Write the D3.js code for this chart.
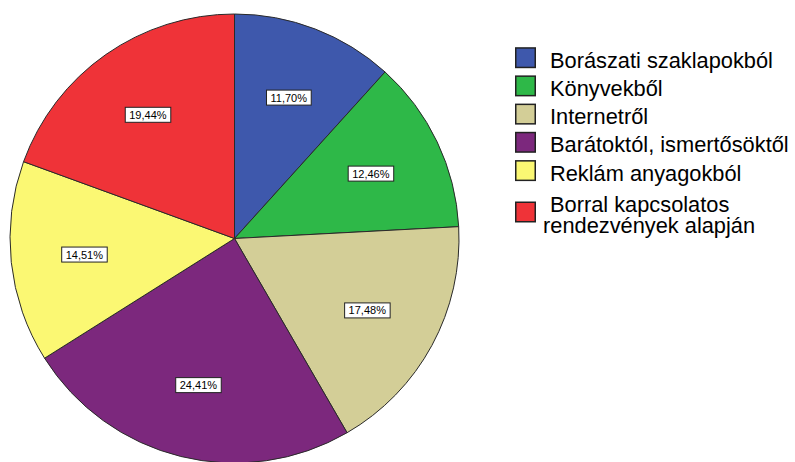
<!DOCTYPE html>
<html>
<head>
<meta charset="utf-8">
<script src="https://cdn.jsdelivr.net/npm/d3@7"></script>
<style>
  html, body { margin: 0; padding: 0; background: #fff; }
  svg { display: block; }
</style>
</head>
<body>
<svg id="chart" width="795" height="462"></svg>
<script>
const categories = [
  "Borászati szaklapokból",
  "Könyvekből",
  "Internetről",
  "Barátoktól, ismertősöktől",
  "Reklám anyagokból",
  "Borral kapcsolatos rendezvények alapján"
];
const legendLines = [
  ["Borászati szaklapokból"],
  ["Könyvekből"],
  ["Internetről"],
  ["Barátoktól, ismertősöktől"],
  ["Reklám anyagokból"],
  ["Borral kapcsolatos", "rendezvények alapján"]
];
const values = [11.70, 12.46, 17.48, 24.41, 14.51, 19.44];
const colors = ["#3E58AC", "#2EB848", "#D3CE97", "#7C287D", "#FBF873", "#EF3338"];

const svg = d3.select("#chart");
const cx = 234.5, cy = 238.5, R = 224.5;
const font = "'Liberation Sans', Arial, sans-serif";

const pie = d3.pie().sort(null).value(d => d)(values);
const arc = d3.arc().innerRadius(0).outerRadius(R);
const labelArc = d3.arc().innerRadius(151).outerRadius(151);

const g = svg.append("g").attr("transform", `translate(${cx},${cy})`);
g.selectAll("path.slice").data(pie).join("path")
  .attr("class", "slice")
  .attr("d", arc)
  .attr("fill", (d, i) => colors[i])
  .attr("stroke", "#2a2a2a")
  .attr("stroke-width", 1)
  .attr("stroke-linejoin", "round");

const fmt = v => v.toFixed(2).replace(".", ",") + "%";
const lab = g.selectAll("g.lab").data(pie).join("g")
  .attr("class", "lab")
  .attr("transform", d => `translate(${labelArc.centroid(d)})`);
lab.each(function(d) {
  const sel = d3.select(this);
  const t = sel.append("text")
    .attr("text-anchor", "middle")
    .attr("dominant-baseline", "central")
    .attr("font-family", font)
    .attr("font-size", 11)
    .attr("fill", "#000")
    .text(fmt(d.data));
  const bb = t.node().getBBox();
  sel.insert("rect", "text")
    .attr("x", bb.x - 4)
    .attr("y", -7.5)
    .attr("width", bb.width + 8)
    .attr("height", 15)
    .attr("fill", "#fff")
    .attr("stroke", "#222")
    .attr("stroke-width", 1);
});

// Legend
const legX = 515, sw = 21, sh = 21, fs = 21.8, lineH = 21;
const rowY = d3.scaleOrdinal().domain(d3.range(6)).range([67.7, 95.9, 124.1, 152.3, 180.6, 211.5]);
const leg = svg.append("g");
legendLines.forEach((lines, i) => {
  const base = rowY(i);
  const nLines = lines.length;
  const textMid = base - 10 + (nLines - 1) * lineH / 2;
  leg.append("rect")
    .attr("x", legX + 0.75)
    .attr("y", textMid - sh / 2 + 0.75)
    .attr("width", sw - 1.5)
    .attr("height", sh - 1.5)
    .attr("fill", colors[i])
    .attr("stroke", "#222")
    .attr("stroke-width", 1.5);
  lines.forEach((ln, j) => {
    leg.append("text")
      .attr("x", j === 0 ? 550 : 543)
      .attr("y", base + j * lineH)
      .attr("font-family", font)
      .attr("font-size", fs)
      .attr("fill", "#000")
      .text(ln);
  });
});
</script>
</body>
</html>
□ □ □ □
● REQUIRED TASK
Look at the listing and set down only the lines from its start through the line with "const labelArc = d3.arc().innerRadius(151).outerRadius(151);", word for word and without pictures.

● RESPONSE FOR THIS EXERCISE
Write the D3.js code for this chart.
<!DOCTYPE html>
<html>
<head>
<meta charset="utf-8">
<script src="https://cdn.jsdelivr.net/npm/d3@7"></script>
<style>
  html, body { margin: 0; padding: 0; background: #fff; }
  svg { display: block; }
</style>
</head>
<body>
<svg id="chart" width="795" height="462"></svg>
<script>
const categories = [
  "Borászati szaklapokból",
  "Könyvekből",
  "Internetről",
  "Barátoktól, ismertősöktől",
  "Reklám anyagokból",
  "Borral kapcsolatos rendezvények alapján"
];
const legendLines = [
  ["Borászati szaklapokból"],
  ["Könyvekből"],
  ["Internetről"],
  ["Barátoktól, ismertősöktől"],
  ["Reklám anyagokból"],
  ["Borral kapcsolatos", "rendezvények alapján"]
];
const values = [11.70, 12.46, 17.48, 24.41, 14.51, 19.44];
const colors = ["#3E58AC", "#2EB848", "#D3CE97", "#7C287D", "#FBF873", "#EF3338"];

const svg = d3.select("#chart");
const cx = 234.5, cy = 238.5, R = 224.5;
const font = "'Liberation Sans', Arial, sans-serif";

const pie = d3.pie().sort(null).value(d => d)(values);
const arc = d3.arc().innerRadius(0).outerRadius(R);
const labelArc = d3.arc().innerRadius(151).outerRadius(151);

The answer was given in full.